Carlomagno estaba tan fascinado por el mito de Roma (imperio, lengua, cultura) que en su palacio imperial de Aquisgrán se entregó a un «renacimiento» de la literatura antigua acompañado de una escuela palatina de eruditos. Al mismo tiempo fue un reformador tan activo como entusiasta de la iglesia, concentrándose de modo específico en los deberes de los obispos, en el establecimiento de parroquias y comunidades de canónigos en las catedrales, y en la participación de todos los fieles en el culto.
Pero por mucho que Carlomagno demandara que todos los cristianos conocieran la Palabra del Señor y el Credo en su lengua materna, deseaba que la liturgia oficial se celebrara en latín. En interés del imperio introdujo la liturgia romana en el reino de los francos. Por primera vez en la historia de la iglesia se celebraba una liturgia en lengua extranjera, el latín, que solo era comprendido por el clero, en lugar de la lengua vernácula; una situación que iba a durar hasta la Reforma y en la iglesia católica romana hasta la víspera del concilio Vaticano II.

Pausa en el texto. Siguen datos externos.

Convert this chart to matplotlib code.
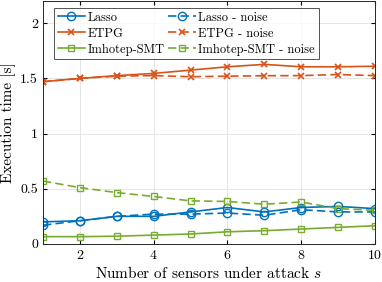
import numpy as np
from matplotlib import pyplot as plt

plt.rcParams['font.family'] = 'cmr10'
plt.rcParams['mathtext.fontset'] = 'cm'
plt.rcParams['axes.formatter.use_mathtext'] = True

s = np.arange(1, 11)

lasso = [0.20, 0.21, 0.25, 0.25, 0.29, 0.33, 0.29, 0.33, 0.34, 0.32]
lasso_noise = [0.17, 0.21, 0.25, 0.27, 0.27, 0.28, 0.26, 0.31, 0.29, 0.29]
etpg = [1.47, 1.50, 1.525, 1.545, 1.575, 1.605, 1.627, 1.605, 1.605, 1.61]
etpg_noise = [1.47, 1.50, 1.52, 1.525, 1.515, 1.52, 1.524, 1.525, 1.535, 1.525]
imhotep = [0.066, 0.066, 0.07, 0.08, 0.09, 0.11, 0.12, 0.135, 0.15, 0.165]
imhotep_noise = [0.57, 0.51, 0.465, 0.43, 0.39, 0.385, 0.36, 0.38, 0.32, 0.305]

blue = '#0072BD'
orange = '#D95319'
green = '#77AC30'
dash = (5, 2.5)

fig = plt.figure(figsize=(3.82, 2.82), dpi=100)
ax = fig.add_axes([0.1126, 0.135, 0.869, 0.861])

# сплошные линии - без шума, пунктир - с шумом
ax.plot(s, lasso, '-o', color=blue, mfc='none', ms=6, lw=1.2, label='Lasso')
ax.plot(s, lasso_noise, '--o', color=blue, mfc='none', ms=6, lw=1.2, dashes=dash, label='Lasso - noise')
ax.plot(s, etpg, '-x', color=orange, ms=5, lw=1.2, mew=1.2, label='ETPG')
ax.plot(s, etpg_noise, '--x', color=orange, ms=5, lw=1.2, mew=1.2, dashes=dash, label='ETPG - noise')
ax.plot(s, imhotep, '-s', color=green, mfc='none', ms=5, lw=1.2, label='Imhotep-SMT')
ax.plot(s, imhotep_noise, '--s', color=green, mfc='none', ms=5, lw=1.2, dashes=dash, label='Imhotep-SMT - noise')

ax.set_xlim(1, 10)
ax.set_ylim(0, 2.2)
ax.set_xticks([2, 4, 6, 8, 10])
ax.set_yticks([0, 0.5, 1, 1.5, 2])
ax.set_yticklabels(['0', '0.5', '1', '1.5', '2'])
ax.grid(True, color='#e6e6e6', lw=0.7)
ax.set_axisbelow(True)
ax.tick_params(direction='in', labelsize=10, length=3, top=True, right=True)
for sp in ax.spines.values():
    sp.set_color('#262626')
    sp.set_linewidth(0.7)

ax.set_xlabel('Number of sensors under attack $s$', fontsize=11, labelpad=2)
ax.set_ylabel('Execution time [s]', fontsize=11, labelpad=3)

handles, labels = ax.get_legend_handles_labels()
order = [0, 2, 4, 1, 3, 5]
leg = ax.legend([handles[i] for i in order], [labels[i] for i in order],
                ncol=2, loc='upper left', bbox_to_anchor=(0.025, 0.982),
                fontsize=9, frameon=True, fancybox=False, edgecolor='#262626',
                handlelength=2.2, handletextpad=0.2, columnspacing=0.3,
                labelspacing=0.3, borderpad=0.3, borderaxespad=0.2)
leg.get_frame().set_linewidth(0.7)

plt.savefig('out.png', dpi=100)
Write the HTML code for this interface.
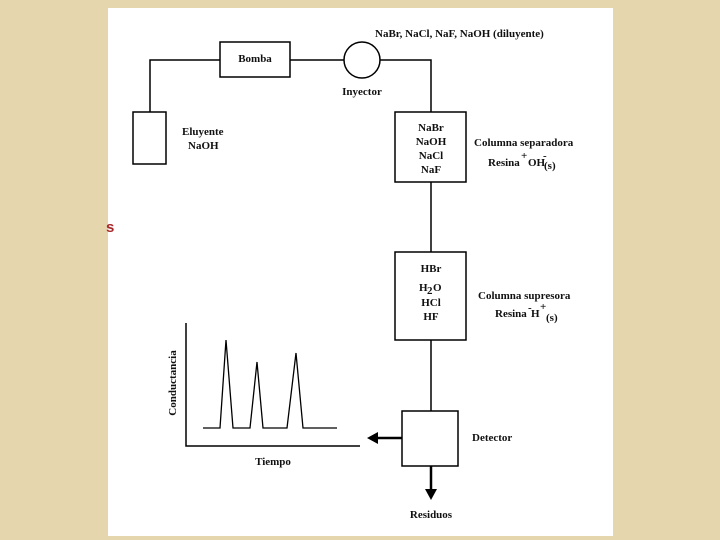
<!DOCTYPE html>
<html><head><style>
body{margin:0;width:720px;height:540px;background:#e6d6ad;overflow:hidden;position:relative;font-family:"Liberation Serif",serif;}
#w{position:absolute;left:108px;top:8px;width:505px;height:528px;background:#fff;}
svg{position:absolute;left:0;top:0}
text{font-family:"Liberation Serif",serif;font-weight:bold;font-size:11px;fill:#111}
</style></head><body>
<div id="w"></div>
<div style="position:absolute;left:106px;top:219px;color:#a8282a;font:bold 15px 'Liberation Sans',sans-serif">s</div>
<svg width="720" height="540" stroke="#000" stroke-width="1.5" fill="none">
<polyline points="150,112 150,60 220,60"/>
<rect x="220" y="42" width="70" height="35"/>
<line x1="290" y1="60" x2="344" y2="60"/>
<circle cx="362" cy="60" r="18"/>
<polyline points="380,60 431,60 431,112"/>
<rect x="133" y="112" width="33" height="52"/>
<rect x="395" y="112" width="71" height="70"/>
<line x1="431" y1="182" x2="431" y2="252"/>
<rect x="395" y="252" width="71" height="88"/>
<line x1="431" y1="340" x2="431" y2="411"/>
<rect x="402" y="411" width="56" height="55"/>
<line x1="402" y1="438" x2="375" y2="438" stroke-width="2.5"/>
<polygon points="367,438 378,432 378,444" fill="#000" stroke="none"/>
<line x1="431" y1="466" x2="431" y2="490" stroke-width="2.5"/>
<polygon points="425,489 437,489 431,500" fill="#000" stroke="none"/>
<polyline points="186,323 186,446 360,446"/>
<polyline points="203,428 220,428 226,340 233,428 250,428 257,362 263,428 287,428 296,353 303,428 337,428" stroke-width="1.3"/>
<g stroke="none">
<text x="375" y="37">NaBr, NaCl, NaF, NaOH (diluyente)</text>
<text x="255" y="62" text-anchor="middle">Bomba</text>
<text x="362" y="95" text-anchor="middle">Inyector</text>
<text x="182" y="135">Eluyente</text>
<text x="188" y="149">NaOH</text>
<text x="431" y="131" text-anchor="middle">NaBr</text>
<text x="431" y="145" text-anchor="middle">NaOH</text>
<text x="431" y="159" text-anchor="middle">NaCl</text>
<text x="431" y="173" text-anchor="middle">NaF</text>
<text x="474" y="146">Columna separadora</text>
<text x="488" y="166">Resina</text><text x="521" y="159" font-size="9">+</text><text x="528" y="166">OH</text><text x="543" y="159" font-size="9">-</text><text x="544" y="169" font-size="9">(s)</text>
<text x="431" y="272" text-anchor="middle">HBr</text>
<text x="419" y="291">H</text><text x="427" y="294" font-size="9">2</text><text x="433" y="291">O</text>
<text x="431" y="306" text-anchor="middle">HCl</text>
<text x="431" y="320" text-anchor="middle">HF</text>
<text x="478" y="299">Columna supresora</text>
<text x="495" y="317">Resina</text><text x="528" y="311" font-size="9">-</text><text x="531" y="317">H</text><text x="540" y="310" font-size="9">+</text><text x="546" y="321" font-size="9">(s)</text>
<text x="472" y="441">Detector</text>
<text x="273" y="465" text-anchor="middle">Tiempo</text>
<text x="431" y="518" text-anchor="middle">Residuos</text>
<text transform="translate(176,383) rotate(-90)" text-anchor="middle">Conductancia</text>
</g>
</svg>
</body></html>
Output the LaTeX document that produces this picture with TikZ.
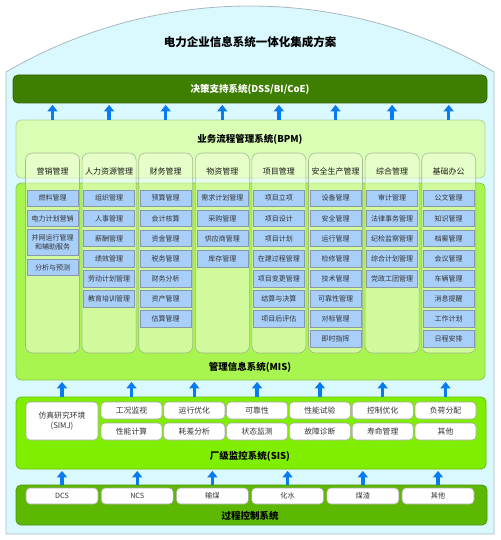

No era la simple liturgia parroquial romana la que se adoptaba en el reino de los francos, sino la liturgia papal, y su ceremonial: además se incrementó tremendamente el número de genuflexiones, santiguamientos y el uso del incienso. Por otra parte, ahora había una «misa silenciosa» celebrada únicamente por el sacerdote sin participación de los fieles, susurrada, que no resultaba comprensible. En más y más catedrales se celebraban cada vez más misas individuales en un número creciente de altares individuales. El altar y la congregación quedaron separados; el sacerdote daba la espalda a los fieles. Y como ya nadie podía formular plegarias espontáneamente en latín, todo se plasmaba por escrito y se repetía hasta la última palabra: una liturgia del libro. La eucaristía en común ya casi no se celebraba como tal (más tarde se prescribió una sola participación anual). Esta se sustituyó por la «misa católica», en la cual la actividad de los fieles quedaba limitada por completo a la contemplación, a observar pasivamente el drama sacramental del clero.
Desde la Edad Media, la moral católica era esencialmente la moral de la confesión. La confesión privada, que podía repetirse sin limitaciones y que no provenía de Roma sino de la iglesia monástica celta, se extendió con sorprendente rapidez a través de Europa. El arrepentimiento público ante el obispo, característico de la iglesia primitiva, ya no desempeñaba ningún papel; cualquier sacerdote podía proporcionar una absolución en privado. Ya en tiempos de Carlomagno se decía que no se podía recibir la eucaristía sin la confesión de los pecados, una razón importante por la cual la eucaristía se recibía en raras ocasiones.
Al establecer las penitencias los sacerdotes normalmente se remitían a los libros penitenciales —atribuidos a los santos irlandeses Patricio y Columba— que determinaban el nivel del castigo. No quedaría ninguna confesión ni absolución de los pecados sin satisfacer. Pero después del siglo IX las penitencias se fueron posponiendo progresivamente para después de la confesión y la absolución, y en algunos casos llegaron a sustituirse por pagos en metálico, provocando inevitablemente injusticias sociales e innumerables abusos.